Each line containing the word "matplotlib" needs to be copied.

-*-

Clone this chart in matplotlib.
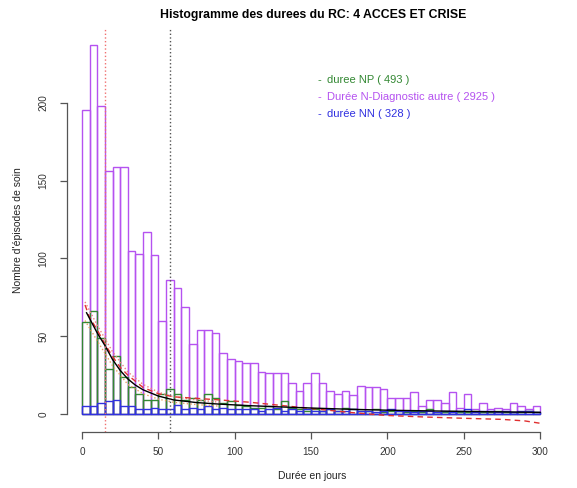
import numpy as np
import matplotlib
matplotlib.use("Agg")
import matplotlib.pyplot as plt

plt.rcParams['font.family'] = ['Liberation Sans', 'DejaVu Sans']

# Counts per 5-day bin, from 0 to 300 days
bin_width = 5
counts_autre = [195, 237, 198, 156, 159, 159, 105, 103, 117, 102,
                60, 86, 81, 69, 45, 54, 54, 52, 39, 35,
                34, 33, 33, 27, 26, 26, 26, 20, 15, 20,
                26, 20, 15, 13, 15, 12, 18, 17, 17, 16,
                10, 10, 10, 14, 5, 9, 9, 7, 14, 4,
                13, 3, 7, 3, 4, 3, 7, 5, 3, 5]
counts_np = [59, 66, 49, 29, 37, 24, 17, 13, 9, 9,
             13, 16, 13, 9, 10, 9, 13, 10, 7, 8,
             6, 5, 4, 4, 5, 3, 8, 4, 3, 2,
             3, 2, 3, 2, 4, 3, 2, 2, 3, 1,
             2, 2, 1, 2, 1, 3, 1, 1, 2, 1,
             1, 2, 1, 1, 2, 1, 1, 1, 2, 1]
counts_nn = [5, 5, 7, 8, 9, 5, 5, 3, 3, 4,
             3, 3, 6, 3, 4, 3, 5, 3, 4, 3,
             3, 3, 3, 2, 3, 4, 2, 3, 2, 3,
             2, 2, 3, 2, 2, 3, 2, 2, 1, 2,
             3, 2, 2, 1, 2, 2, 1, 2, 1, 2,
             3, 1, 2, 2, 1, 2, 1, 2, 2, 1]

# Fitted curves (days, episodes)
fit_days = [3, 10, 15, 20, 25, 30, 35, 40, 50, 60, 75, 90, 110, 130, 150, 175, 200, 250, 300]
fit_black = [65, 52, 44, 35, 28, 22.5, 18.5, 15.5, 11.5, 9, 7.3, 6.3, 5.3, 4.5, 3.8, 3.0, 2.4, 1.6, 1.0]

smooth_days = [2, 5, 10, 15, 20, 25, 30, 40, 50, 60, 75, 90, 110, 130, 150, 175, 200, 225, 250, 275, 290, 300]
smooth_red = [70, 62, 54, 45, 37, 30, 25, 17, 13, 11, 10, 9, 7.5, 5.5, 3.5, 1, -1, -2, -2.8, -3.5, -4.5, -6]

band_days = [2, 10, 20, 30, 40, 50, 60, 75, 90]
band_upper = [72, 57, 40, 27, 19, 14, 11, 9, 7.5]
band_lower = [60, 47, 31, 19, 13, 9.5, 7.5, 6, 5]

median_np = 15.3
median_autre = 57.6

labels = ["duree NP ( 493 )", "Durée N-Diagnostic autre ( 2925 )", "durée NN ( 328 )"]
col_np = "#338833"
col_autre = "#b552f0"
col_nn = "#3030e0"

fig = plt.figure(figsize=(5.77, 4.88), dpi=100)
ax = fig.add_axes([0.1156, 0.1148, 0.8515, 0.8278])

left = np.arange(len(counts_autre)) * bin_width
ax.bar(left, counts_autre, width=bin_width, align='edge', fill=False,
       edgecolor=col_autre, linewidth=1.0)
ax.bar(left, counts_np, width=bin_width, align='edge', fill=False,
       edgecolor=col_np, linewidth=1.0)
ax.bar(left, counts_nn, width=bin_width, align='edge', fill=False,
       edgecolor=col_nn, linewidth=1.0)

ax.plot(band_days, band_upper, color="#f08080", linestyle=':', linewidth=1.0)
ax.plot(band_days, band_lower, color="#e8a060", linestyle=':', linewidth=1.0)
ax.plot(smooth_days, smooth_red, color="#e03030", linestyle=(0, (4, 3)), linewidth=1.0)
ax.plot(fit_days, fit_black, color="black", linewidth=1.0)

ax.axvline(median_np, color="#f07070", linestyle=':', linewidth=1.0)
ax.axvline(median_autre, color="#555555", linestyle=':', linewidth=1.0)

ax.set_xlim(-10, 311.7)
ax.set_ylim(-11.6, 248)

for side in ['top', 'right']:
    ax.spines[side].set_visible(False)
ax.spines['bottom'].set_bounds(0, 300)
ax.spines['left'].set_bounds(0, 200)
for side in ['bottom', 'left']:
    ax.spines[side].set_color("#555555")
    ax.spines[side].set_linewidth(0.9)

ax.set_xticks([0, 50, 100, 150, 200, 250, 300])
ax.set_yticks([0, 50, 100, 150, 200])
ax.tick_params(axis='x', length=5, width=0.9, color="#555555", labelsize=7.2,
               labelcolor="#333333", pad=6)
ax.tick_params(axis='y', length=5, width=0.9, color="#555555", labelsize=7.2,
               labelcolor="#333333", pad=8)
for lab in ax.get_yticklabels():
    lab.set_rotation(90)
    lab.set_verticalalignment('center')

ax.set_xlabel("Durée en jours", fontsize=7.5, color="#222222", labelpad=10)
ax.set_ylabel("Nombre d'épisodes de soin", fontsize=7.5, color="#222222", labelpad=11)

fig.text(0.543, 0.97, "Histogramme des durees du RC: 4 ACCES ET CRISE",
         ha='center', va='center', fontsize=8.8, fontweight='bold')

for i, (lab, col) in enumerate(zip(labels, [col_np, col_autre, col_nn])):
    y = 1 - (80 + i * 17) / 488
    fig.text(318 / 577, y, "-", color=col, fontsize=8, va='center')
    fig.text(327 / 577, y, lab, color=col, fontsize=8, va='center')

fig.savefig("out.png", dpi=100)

-*-

Written response:
Clone this chart in matplotlib.
import matplotlib
matplotlib.use("Agg")
import matplotlib.pyplot as plt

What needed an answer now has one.